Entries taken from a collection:
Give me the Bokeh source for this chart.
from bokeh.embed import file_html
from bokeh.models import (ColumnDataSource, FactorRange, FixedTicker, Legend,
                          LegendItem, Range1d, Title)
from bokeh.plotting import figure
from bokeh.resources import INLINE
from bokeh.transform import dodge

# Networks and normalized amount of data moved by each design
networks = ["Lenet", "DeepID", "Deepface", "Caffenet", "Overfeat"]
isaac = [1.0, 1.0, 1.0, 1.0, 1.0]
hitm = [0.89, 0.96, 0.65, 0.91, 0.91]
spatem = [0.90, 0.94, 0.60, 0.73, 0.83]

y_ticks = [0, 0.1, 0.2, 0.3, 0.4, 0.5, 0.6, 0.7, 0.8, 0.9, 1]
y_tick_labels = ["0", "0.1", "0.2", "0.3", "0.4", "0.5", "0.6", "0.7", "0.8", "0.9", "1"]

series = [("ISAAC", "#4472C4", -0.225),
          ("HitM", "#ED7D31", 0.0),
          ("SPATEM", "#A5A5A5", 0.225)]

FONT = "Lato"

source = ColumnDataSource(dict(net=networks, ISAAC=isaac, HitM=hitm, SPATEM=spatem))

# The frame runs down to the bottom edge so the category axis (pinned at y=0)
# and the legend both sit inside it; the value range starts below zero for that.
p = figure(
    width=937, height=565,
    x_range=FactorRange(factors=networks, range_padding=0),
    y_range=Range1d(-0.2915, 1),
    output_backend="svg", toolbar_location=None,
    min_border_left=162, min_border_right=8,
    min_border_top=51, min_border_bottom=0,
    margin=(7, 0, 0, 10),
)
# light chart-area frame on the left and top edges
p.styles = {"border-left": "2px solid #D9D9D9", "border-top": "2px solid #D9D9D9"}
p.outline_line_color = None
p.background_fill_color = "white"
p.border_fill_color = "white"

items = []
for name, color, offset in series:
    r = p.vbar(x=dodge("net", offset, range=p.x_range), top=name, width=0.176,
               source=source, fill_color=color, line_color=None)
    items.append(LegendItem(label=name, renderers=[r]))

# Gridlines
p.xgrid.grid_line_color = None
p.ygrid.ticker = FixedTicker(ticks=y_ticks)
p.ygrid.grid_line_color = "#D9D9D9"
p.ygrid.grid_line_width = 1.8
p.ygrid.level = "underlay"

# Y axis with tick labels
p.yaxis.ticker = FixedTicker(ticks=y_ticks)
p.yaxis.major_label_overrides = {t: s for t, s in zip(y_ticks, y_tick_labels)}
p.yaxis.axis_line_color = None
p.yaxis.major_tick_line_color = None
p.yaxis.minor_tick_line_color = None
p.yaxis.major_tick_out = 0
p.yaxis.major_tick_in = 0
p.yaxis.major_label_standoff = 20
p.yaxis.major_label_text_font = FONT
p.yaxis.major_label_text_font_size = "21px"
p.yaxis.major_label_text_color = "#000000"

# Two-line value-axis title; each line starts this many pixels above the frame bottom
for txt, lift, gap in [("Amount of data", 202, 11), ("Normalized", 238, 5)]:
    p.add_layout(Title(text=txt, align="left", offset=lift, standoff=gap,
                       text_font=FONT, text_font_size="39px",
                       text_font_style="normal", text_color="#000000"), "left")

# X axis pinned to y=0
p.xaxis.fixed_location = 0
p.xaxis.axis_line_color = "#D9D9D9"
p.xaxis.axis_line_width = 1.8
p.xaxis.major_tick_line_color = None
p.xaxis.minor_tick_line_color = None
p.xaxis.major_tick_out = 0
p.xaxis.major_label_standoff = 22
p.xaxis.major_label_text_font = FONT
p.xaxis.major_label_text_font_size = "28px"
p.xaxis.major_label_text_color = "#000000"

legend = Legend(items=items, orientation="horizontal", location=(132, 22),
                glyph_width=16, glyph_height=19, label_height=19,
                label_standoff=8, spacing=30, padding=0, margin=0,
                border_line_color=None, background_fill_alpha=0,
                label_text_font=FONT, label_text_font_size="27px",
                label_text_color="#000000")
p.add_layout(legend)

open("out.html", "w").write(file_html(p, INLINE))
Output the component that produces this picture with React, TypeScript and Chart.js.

REQUIREMENT: Please quote the data above in full, with no line missing.

OUTPUT:
Give me the Bokeh source for this chart.
from bokeh.embed import file_html
from bokeh.models import (ColumnDataSource, FactorRange, FixedTicker, Legend,
                          LegendItem, Range1d, Title)
from bokeh.plotting import figure
from bokeh.resources import INLINE
from bokeh.transform import dodge

# Networks and normalized amount of data moved by each design
networks = ["Lenet", "DeepID", "Deepface", "Caffenet", "Overfeat"]
isaac = [1.0, 1.0, 1.0, 1.0, 1.0]
hitm = [0.89, 0.96, 0.65, 0.91, 0.91]
spatem = [0.90, 0.94, 0.60, 0.73, 0.83]

y_ticks = [0, 0.1, 0.2, 0.3, 0.4, 0.5, 0.6, 0.7, 0.8, 0.9, 1]
y_tick_labels = ["0", "0.1", "0.2", "0.3", "0.4", "0.5", "0.6", "0.7", "0.8", "0.9", "1"]

series = [("ISAAC", "#4472C4", -0.225),
          ("HitM", "#ED7D31", 0.0),
          ("SPATEM", "#A5A5A5", 0.225)]

FONT = "Lato"

source = ColumnDataSource(dict(net=networks, ISAAC=isaac, HitM=hitm, SPATEM=spatem))

# The frame runs down to the bottom edge so the category axis (pinned at y=0)
# and the legend both sit inside it; the value range starts below zero for that.
p = figure(
    width=937, height=565,
    x_range=FactorRange(factors=networks, range_padding=0),
    y_range=Range1d(-0.2915, 1),
    output_backend="svg", toolbar_location=None,
    min_border_left=162, min_border_right=8,
    min_border_top=51, min_border_bottom=0,
    margin=(7, 0, 0, 10),
)
# light chart-area frame on the left and top edges
p.styles = {"border-left": "2px solid #D9D9D9", "border-top": "2px solid #D9D9D9"}
p.outline_line_color = None
p.background_fill_color = "white"
p.border_fill_color = "white"

items = []
for name, color, offset in series:
    r = p.vbar(x=dodge("net", offset, range=p.x_range), top=name, width=0.176,
               source=source, fill_color=color, line_color=None)
    items.append(LegendItem(label=name, renderers=[r]))

# Gridlines
p.xgrid.grid_line_color = None
p.ygrid.ticker = FixedTicker(ticks=y_ticks)
p.ygrid.grid_line_color = "#D9D9D9"
p.ygrid.grid_line_width = 1.8
p.ygrid.level = "underlay"

# Y axis with tick labels
p.yaxis.ticker = FixedTicker(ticks=y_ticks)
p.yaxis.major_label_overrides = {t: s for t, s in zip(y_ticks, y_tick_labels)}
p.yaxis.axis_line_color = None
p.yaxis.major_tick_line_color = None
p.yaxis.minor_tick_line_color = None
p.yaxis.major_tick_out = 0
p.yaxis.major_tick_in = 0
p.yaxis.major_label_standoff = 20
p.yaxis.major_label_text_font = FONT
p.yaxis.major_label_text_font_size = "21px"
p.yaxis.major_label_text_color = "#000000"

# Two-line value-axis title; each line starts this many pixels above the frame bottom
for txt, lift, gap in [("Amount of data", 202, 11), ("Normalized", 238, 5)]:
    p.add_layout(Title(text=txt, align="left", offset=lift, standoff=gap,
                       text_font=FONT, text_font_size="39px",
                       text_font_style="normal", text_color="#000000"), "left")

# X axis pinned to y=0
p.xaxis.fixed_location = 0
p.xaxis.axis_line_color = "#D9D9D9"
p.xaxis.axis_line_width = 1.8
p.xaxis.major_tick_line_color = None
p.xaxis.minor_tick_line_color = None
p.xaxis.major_tick_out = 0
p.xaxis.major_label_standoff = 22
p.xaxis.major_label_text_font = FONT
p.xaxis.major_label_text_font_size = "28px"
p.xaxis.major_label_text_color = "#000000"

legend = Legend(items=items, orientation="horizontal", location=(132, 22),
                glyph_width=16, glyph_height=19, label_height=19,
                label_standoff=8, spacing=30, padding=0, margin=0,
                border_line_color=None, background_fill_alpha=0,
                label_text_font=FONT, label_text_font_size="27px",
                label_text_color="#000000")
p.add_layout(legend)

open("out.html", "w").write(file_html(p, INLINE))
Output the component that produces this picture with React, TypeScript and Chart.js.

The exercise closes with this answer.